Bu çalışma koşullarını düşününce Evrensel, BirGün, Cumhuriyet gibi gazetelerde veya benzer bağımsız haber kuruluşlarında özel haber yapılabilmesi bir mucize gibi ve bu haberlere imza atan gazetecilerin kıymetlerinin bilinmesi gerekiyor. Geçtiğimiz hafta anayasa paketi görüşmeleriyle çok hararetli geçti. Gazetecilerin işlerini yapma olanağı kalmadığından Mecliste milletvekilleri internet aracılığıyla olan biteni duyurmaya giriştiler, sağ olsunlar.

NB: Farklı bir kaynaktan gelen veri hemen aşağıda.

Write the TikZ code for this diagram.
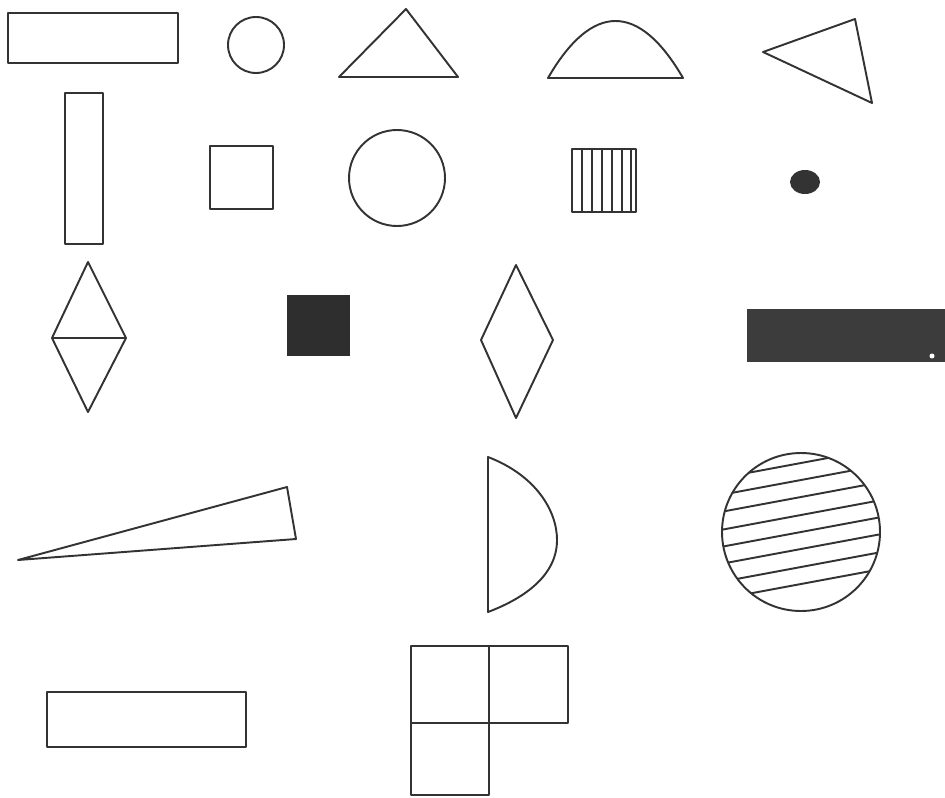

Ancak olması gereken bu değil, haberi gazeteciler yapar, milletvekilleri onların özgürlüğünü, çalışma hakkını savunur, güvenli ortam yaratır.
Bütün bunları uluslararası medyaya ya da gazetecilik örgütlerine anlatmak eskiden çok zordu. Şimdi herkes her şeyin farkında, üstelik Trump gibi liderlerle birlikte bizzat deneyimlemeye de başladılar. Ülkeyi yeniden “muhteşem” yapmaya gayretli ya da “kurtuluş savaşı” verdiğini iddia eden iktidarların karşısında özgürlüğü, insan haklarını, eşitliği savunanların sayısı da artıyor. Bu tarafından bakınca, iyimser olamasak da umudu korumak mümkün.